Thursday, February 13, 2003

Computing at the U of M
Someone at work was discussing how they kicked off a script to run last night, expecting that they'd come in this morning and have results. Unfortunately their script had an error, so it exited shortly after it started, and no tests were run. Made me think back to my Computer Science classes at The University of Michigan.

When you turned in a program, you did so by creating a script and submitting it to the main computer. It would run the script, (which usually did a listing, showed the data files, and then ran the program). The batch job would list the time at which the job was run. All programs had to be run before midnight of the due date. The TAs and Professors always stressed, "Make sure your job is run before midnight... and make sure the script works before you submit it! If it isn't run before midnight, you'll get a 0. No exceptions." People were almost always pressed for time, and submitting their jobs close to midnight. Some unfortunate person would end up submitting it right before midnight from the north lab. They'd then catch a bus to central campus, go to pick up their listing, and find out that their job died... and it was now after midnight. result - 0.

Because of this I pretty much always tested my jobs early, would insure they worked, and then might tune things right up to the last minute... but at least I knew when it went in, it would work. One time I did, and I got to the lab where the printer was, 5 minutes before midnight. Picked up my printout, and there was an error!!! There was one terminal from which I could submit in this lab... but after much pleading the user who was on it logged off, I fixed my script, resubmitted, and made the dead-line!

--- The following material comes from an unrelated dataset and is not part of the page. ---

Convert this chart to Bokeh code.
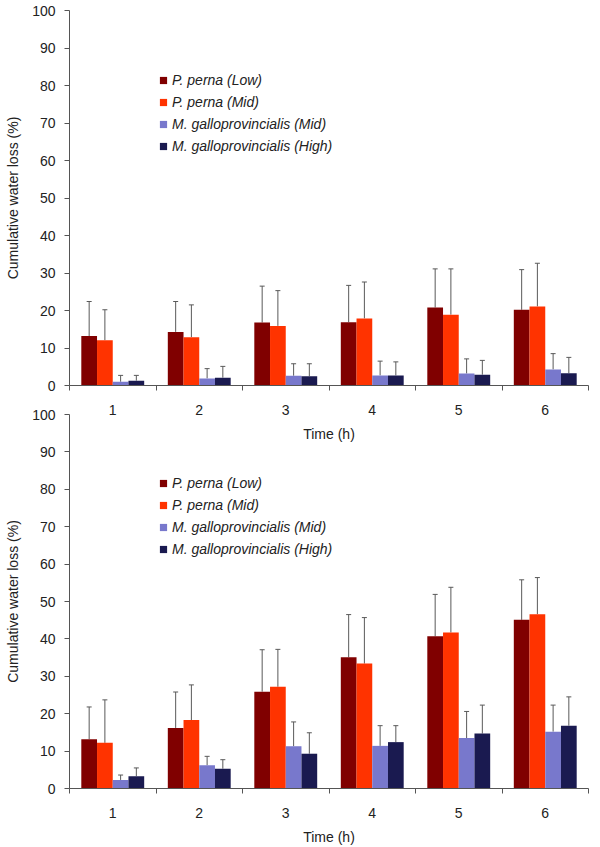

Also... our accounts were credited with a certain amount of funds at the beginning of the class. CPU usage, paper usage, etc. was charged against these funds. I remember one time calling a Professor at 10:00PM, asking for more money in my account because it was all gone and I didn't have enough left to print the job. I knew I was cutting it close... but when I picked up the printout, there it was... my listing, the data file, and then the beginning of the run... and all of a sudden something to the extent of "No more funds available, job exiting." :-( After that, I made sure I always had plenty of funds.